What's are all the prime elements in Gaussian integers $\mathbb{Z}[i]$? For example, $-3$ are prime in $\mathbb{Z}[i]$, but not in the above $3$ cases.
Solution 1:
Instead of prime elements one should rather talk about prime ideals. Your list then becomes
- $(p)$ is a prime ideal if $p\equiv 3\pmod 4$ is a rational prime
- $(p)=(\pi_1)(\pi_2)$ with conjugate (and distinct) prime ideals $(\pi_1)$ and $(\pi_2)$ if $p\equiv 1\pmod 4$
- $(2)=(1+i)^2$ is the square of a prime ideal.

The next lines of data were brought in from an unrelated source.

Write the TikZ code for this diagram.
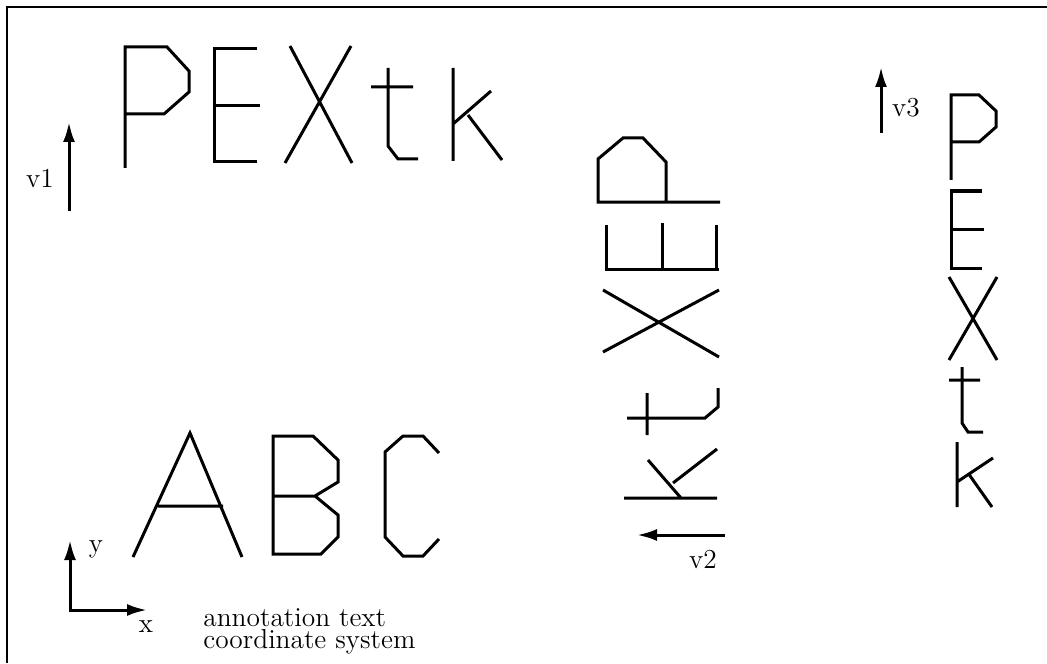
\documentclass[tikz,border=0pt]{standalone}
\usepackage{tikz}
\usetikzlibrary{arrows.meta}

\begin{document}
\begin{tikzpicture}[
  x=0.5pt, y=-0.5pt,
  glyph/.style={line width=1.5pt},
  vec/.style={line width=1.5pt, -{Latex[length=10pt,width=6pt]}},
  axes/.style={line width=1.5pt, {Latex[length=10pt,width=6pt]}-{Latex[length=10pt,width=6pt]}},
  lbl/.style={font=\fontsize{13.7}{15}\selectfont, anchor=base, inner sep=0pt},
  note/.style={font=\fontsize{13.7}{11}\selectfont, align=left, anchor=north west, inner sep=0pt}
]
  \useasboundingbox (0,0) rectangle (1047,663);
  \draw[line width=1pt] (7,663) -- (7,7) -- (1047,7);

  % top row, along v1
  \draw[glyph] (125,168) -- (125,47) -- (167,47) -- (189,71) -- (189,92) -- (164,114) -- (125,114);
  \draw[glyph] (257,49) -- (214,49) -- (214,162) -- (257,162) (214,106) -- (260,106);
  \draw[glyph] (290,46) -- (352,163) (351,46) -- (285,163);
  \draw[glyph] (388,68) -- (388,146) -- (398,159) -- (418,159) (371,87) -- (413,87);
  \draw[glyph] (453,68) -- (453,161) (453,124) -- (491,91) (468,115) -- (502,160);

  \coordinate (v1tail) at (69,211);
  \coordinate (v1head) at (69,122);
  \draw[vec] (v1tail) -- (v1head);
  \node[lbl] (v1) at (40,187) {v1};

  % middle column, turned, along v2
  \draw[glyph] (720,202) -- (598,202) -- (598,159) -- (623,138) -- (643,138) -- (666,162) -- (666,202);
  \draw[glyph] (606,225) -- (606,269) -- (719,269) (716,225) -- (716,269) (662,223) -- (662,269);
  \draw[glyph] (603,290) -- (719,357) (603,352) -- (719,290);
  \draw[glyph] (627,418) -- (705,418) -- (718,407) -- (718,388) (647,393) -- (647,435);
  \draw[glyph] (624,498) -- (717,498) (648,460) -- (681,498) (673,483) -- (717,449);

  \coordinate (v2tail) at (725,535);
  \coordinate (v2head) at (637,535);
  \draw[vec] (v2tail) -- (v2head);
  \node[lbl] (v2) at (703,568) {v2};

  % right column, along v3
  \draw[glyph] (951,180) -- (951,95) -- (979,95) -- (996,111) -- (996,127) -- (979,142) -- (951,142);
  \draw[glyph] (982,191) -- (951,191) -- (951,268) -- (982,268) (951,229) -- (984,229);
  \draw[glyph] (949,277) -- (997,360) (997,277) -- (949,360);
  \draw[glyph] (962,367) -- (962,423) -- (968,432) -- (983,432) (949,380) -- (980,380);
  \draw[glyph] (957,442) -- (957,507) (957,482) -- (993,458) (968,473) -- (992,507);

  \coordinate (v3tail) at (881,133);
  \coordinate (v3head) at (881,67);
  \draw[vec] (v3tail) -- (v3head);
  \node[lbl] (v3) at (906,117) {v3};

  % ABC
  \draw[glyph] (133,557) -- (190,433) -- (242,557) (158,506) -- (223,506);
  \draw[glyph] (273,496) -- (315,496) -- (338,482) -- (338,460) -- (313,436) -- (273,436) -- (273,554)
    -- (321,554) -- (338,537) -- (338,515) -- (315,496);
  \draw[glyph] (439,453) -- (423,436) -- (403,436) -- (385,452) -- (385,537) -- (403,556) -- (423,556) -- (439,539);

  % coordinate system
  \coordinate (origin) at (70,610);
  \coordinate (yend) at (70,540);
  \coordinate (xend) at (147,610);
  \draw[axes] (yend) -- (origin) -- (xend);
  \node[lbl] (ylbl) at (96,552) {y};
  \node[lbl] (xlbl) at (146,632) {x};

  \node[note] (annot) at (203,608) {annotation text\\coordinate system};
\end{tikzpicture}
\end{document}
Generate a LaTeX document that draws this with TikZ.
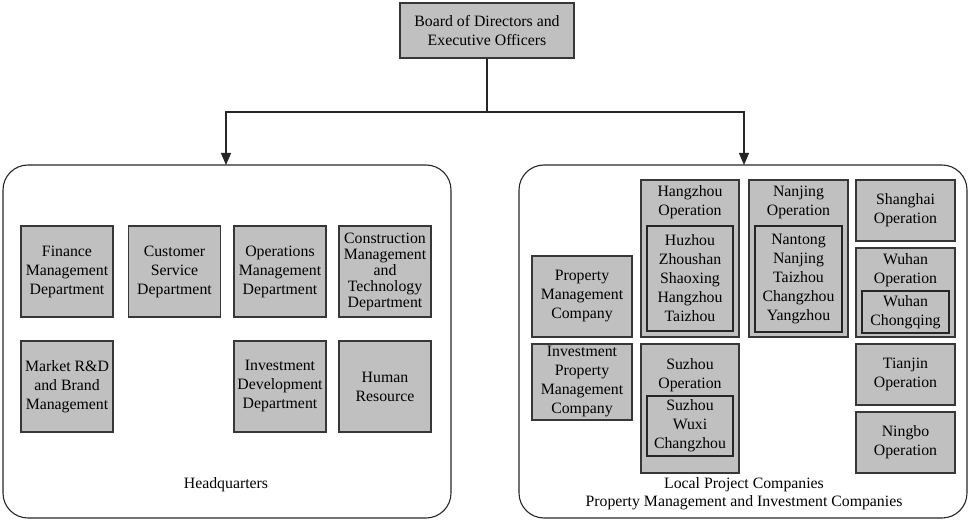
\documentclass[tikz,border=0pt]{standalone}
\usepackage{fontspec}
\setmainfont{Liberation Serif}
\usetikzlibrary{arrows.meta}
\definecolor{boxgray}{RGB}{192,192,192}
\definecolor{edgegray}{RGB}{55,55,55}
\tikzset{
  txt/.style={font=\fontsize{15.8}{19}\selectfont, align=center, inner sep=0pt},
  dept/.style={txt, draw=edgegray, fill=boxgray, line width=1.1pt, minimum width=92pt, minimum height=91pt},
  opbox/.style={draw=edgegray, fill=boxgray, line width=1.1pt, inner sep=0pt},
  inbox/.style={txt, draw=black!85, line width=1.1pt},
  container/.style={draw=black!85, line width=1.1pt, rounded corners=25pt},
  arr/.style={draw=black!85, line width=1.2pt, -{Triangle[width=10pt,length=12pt]}},
  conn/.style={draw=black!85, line width=1.2pt},
}
\begin{document}
\begin{tikzpicture}[x=1pt,y=-1pt]
\useasboundingbox (0,0) rectangle (968,521);

% top node
\node[txt, draw=edgegray, fill=boxgray, line width=1.1pt, minimum width=174pt, minimum height=55pt] (bod) at (487,30.5) {Board of Directors and\\Executive Officers};

% containers
\draw[container] (3,165) rectangle (451,518);
\draw[container] (519,165) rectangle (967,518);

% connectors
\coordinate (split) at (487,112);
\coordinate (hqin) at (226,165);
\coordinate (lpin) at (744,165);
\draw[conn] (bod.south) -- (split);
\draw[arr] (split) -| (hqin);
\draw[arr] (split) -| (lpin);

% headquarters departments
\node[dept] (fin) at (67,271.5) {Finance\\Management\\Department};
\node[dept] (cus) at (174.5,271.5) {Customer\\Service\\Department};
\node[dept] (ops) at (280,271.5) {Operations\\Management\\Department};
\node[dept, font=\fontsize{15.8}{16}\selectfont] (con) at (385,271.5) {Construction\\Management\\and\\Technology\\Department};
\node[dept] (mkt) at (67,386.5) {Market R\&D\\and Brand\\Management};
\node[dept] (inv) at (280,386.5) {Investment\\Development\\Department};
\node[dept] (hr) at (385,386.5) {Human\\Resource};
\node[txt] (hq) at (226,485) {Headquarters};

% local project companies
\node[txt, opbox, minimum width=100pt, minimum height=81pt] (pmc) at (582,296.5) {Property\\Management\\Company};
\node[txt, opbox, minimum width=100pt, minimum height=76pt] (ipmc) at (582,382) {Investment\\Property\\Management\\Company};

% Hangzhou
\node[opbox, minimum width=98pt, minimum height=157pt] (hz) at (690,258.5) {};
\node[txt] (hzt) at (690,202) {Hangzhou\\Operation};
\node[inbox, minimum width=86pt, minimum height=105pt] (hzi) at (690,278.5) {Huzhou\\Zhoushan\\Shaoxing\\Hangzhou\\Taizhou};

% Suzhou
\node[opbox, minimum width=98pt, minimum height=129pt] (sz) at (690,408.5) {};
\node[txt] (szt) at (690,375) {Suzhou\\Operation};
\node[inbox, minimum width=86pt, minimum height=60pt] (szi) at (690,426) {Suzhou\\Wuxi\\Changzhou};

% Nanjing
\node[opbox, minimum width=99pt, minimum height=157pt] (nj) at (798.5,258.5) {};
\node[txt] (njt) at (798.5,202) {Nanjing\\Operation};
\node[inbox, minimum width=87pt, minimum height=106pt] (nji) at (798.5,279) {Nantong\\Nanjing\\Taizhou\\Changzhou\\Yangzhou};

% Shanghai
\node[txt, opbox, minimum width=99pt, minimum height=61pt] (sh) at (905.5,210.5) {Shanghai\\Operation};

% Wuhan
\node[opbox, minimum width=99pt, minimum height=89pt] (wh) at (905.5,292.5) {};
\node[txt] (wht) at (905.5,270) {Wuhan\\Operation};
\node[inbox, minimum width=87pt, minimum height=42pt] (whi) at (905.5,312) {Wuhan\\Chongqing};

% Tianjin, Ningbo
\node[txt, opbox, minimum width=99pt, minimum height=61pt] (tj) at (905.5,374.5) {Tianjin\\Operation};
\node[txt, opbox, minimum width=99pt, minimum height=61pt] (nb) at (905.5,442.5) {Ningbo\\Operation};

\node[txt, font=\fontsize{15.8}{18}\selectfont] (lpc) at (744,494) {Local Project Companies\\Property Management and Investment Companies};
\end{tikzpicture}
\end{document}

No other ideals in $\mathbb Z[i]$ are prime. Since $\mathbb Z[i]$ is a principal ideal domain, we may call any generator of a prime ideal a prime element, and such generators are detemined only up to a unit, the units in $\mathbb Z[i]$ being $\{1,-1,i,-i\}$. So $(3)=(3i)=(-3)=(-3i)$, i.e. the primes $3, 3i, -3, -3i$ are associated primes. On the other hand $$\begin{align}&(3+4i)=(-4+3i)=(-3-4i)=(4-3i)\\\ne&(3-4i)=(4+3i)=(-3+4i)=(-4-3i),\end{align}$$ so we obtain two times four associated primes dividing $5$. Finally $(1+i)=(1-i)=(-1+i)=(-1-i)$, so we get four associated primes above $2$.